Говорить о князе как о землевладельце по отношению к первой половине X в. можно лишь с известной степенью условности. Во всех источниках, относящихся к этому времени, русский князь является в качестве носителя верховной власти и никогда как землевладелец. Чтобы услышать княжеский голос, наделяющий подданных землей, нужно перенестись во вторую половину следующего столетия. Однажды к князю Изяславу Ярославичу (сыну Ярослава Мудрого) пришел инок, посланный преподобным Феодосием, и «рек тако: „Княже благочестивый, Бог умножает братию, а местце мало; просим у тебе, дабы еси нам дал гору ту, иже над печерою“. Князь же Изяслав, сиа слышав, зело радостен бысть; и посла к ним болярина своего, дасть им гору ту».

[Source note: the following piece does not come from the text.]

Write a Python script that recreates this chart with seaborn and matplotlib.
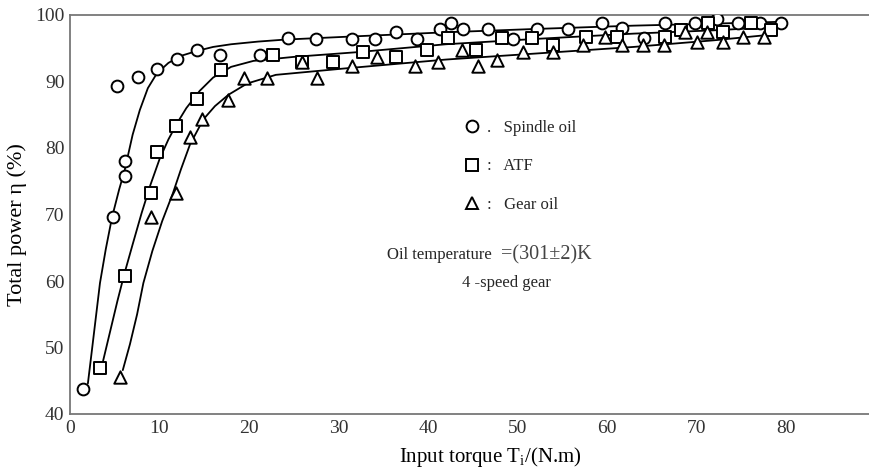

Этот рассказ Киево-Печерского патерика об основании лавры рисует киевского князя собственником «горы над пещерами», и это вообще первый известный нам случай, когда князь выступает земельным собственником. Но на каких основаниях Изяслав Ярославич сделал земельное пожалование? По отношению ко всему предшествовавшему периоду летопись не дает ни одного примера приобретения князьями земли, так что мысль о постепенном формировании ко второй половине XI в. крупного частновладельческого княжеского «домена» приходится сразу отбросить. Всего вероятнее, что, даря инокам просимый ими земельный участок, Изяслав реализовал древнее княжое право распоряжаться неким свободным земельным фондом. Как можно думать, во владении великокняжеского рода издавна находились некоторые пустопорожние земли вокруг Киева, не вовлеченные в сферу экономической деятельности городской и сельских общин. Князья хозяйничали на них с ведома и согласия киевского веча. Таким образом, княжеское землевладение не выходило за пределы Среднего Поднепровья, Русской земли в узком географическом понятии. Но и здесь оно всего лишь продолжало родоплеменные традиции земельных отношений. Князь был собственником пустующих («государственных») земель, «но не в роли частного владельца, а как представитель всего народа». Осваивать эти пустоши под пашню было некому, так как свободными людьми, их трудом князь распоряжаться не мог. Хозяйственную ценность для князя и дружинников представляли только охотничьи угодья, ловища. Летописец отметил, что «вне града», то есть в окрестных лесах, Игорю принадлежало перевесище – просека, где устанавливали силки для ловли птиц, перевесы.